Additionally, the CFPB found that a payday lender engaged in unfair acts or practices by assessing consumers a fee as a condition of paying or settling a delinquent loan when the underlying loan contract required the lender to pay that particular fee. The lender mischaracterized the fee as a court cost (which would have been paid by the borrower) or did not disclose it. According to the CFPB, a lack of monitoring and/or auditing of the lender’s collection practices caused the error. In response to this finding, the lender refunded the fee to affected consumers and made changes to its compliance management system.

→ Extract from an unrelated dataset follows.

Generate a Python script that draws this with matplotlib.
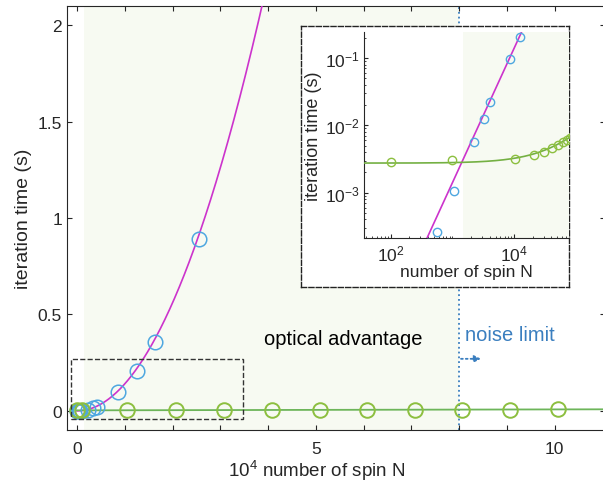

Other Payday Lending Observations

Further, the CFPB found that payday lenders:

  • Violated Regulation Z by relying on employees to manually calculate APRs when the lender’s loan origination system was unavailable. The CFPB found that errors made in calculating the term of the loan, which resulted in misstated APRs, were caused by weaknesses in employee training.
  • Violated Regulation Z by charging a loan renewal fee to consumers who were refinancing delinquent loans and omitted such fee from the finance charge, resulting in inaccurate disclosure of the APR and finance charge. The CFPB found that a lack of detailed policies and procedures and training contributed to the Regulation Z violations. In response, the lender refunded the fee to the consumer explaining the reason for the refund and strengthened its policy and procedures and training program.
  • Violated record retention requirements of Regulation Z by failing to maintain evidence of compliance for two years. The CFPB found that the violation resulted in part from a lack of training and detailed policies and procedures on record retention.
  • Violated Regulation B by providing consumers with an adverse action notice that incorrectly stated the principal reason for taking an adverse action as a result of a coding error. In response, the lenders sent corrected adverse action notices to consumers and made changes to the system that generate the notices.

Student Loan Servicing

With a focus on unfair practices, the CFPB found that servicers engaged in an unfair act or practice caused by a data mapping errors during the transfer of private loans between servicing systems that resulted in inaccurate calculations of monthly payment amounts. As a result, borrowers may have made payments based on the inaccurate amounts, incurred late fees on such inaccurate amounts, or had inaccurate amounts debited from their account. In response to the examination findings, the CFPB required servicers to remediate affected consumers and implement new processes to eliminate data mapping errors.

 Takeaways

Highlighting debt collection, mortgage servicing, payday lending and student loan servicing, the Supervisory Observations in the Winter 2020 Supervisory Highlights showcase the importance of adequate policies and procedures, training, monitoring and auditing and system controls to avoid consumer harm and violation of consumer financial laws.  Although they cut across multiple industries, the CFPB’s findings highlight common themes – such as entities’ liability for violations that result from system errors or the assessment of unauthorized fees, and the need for careful monitoring in connection with servicing transfers.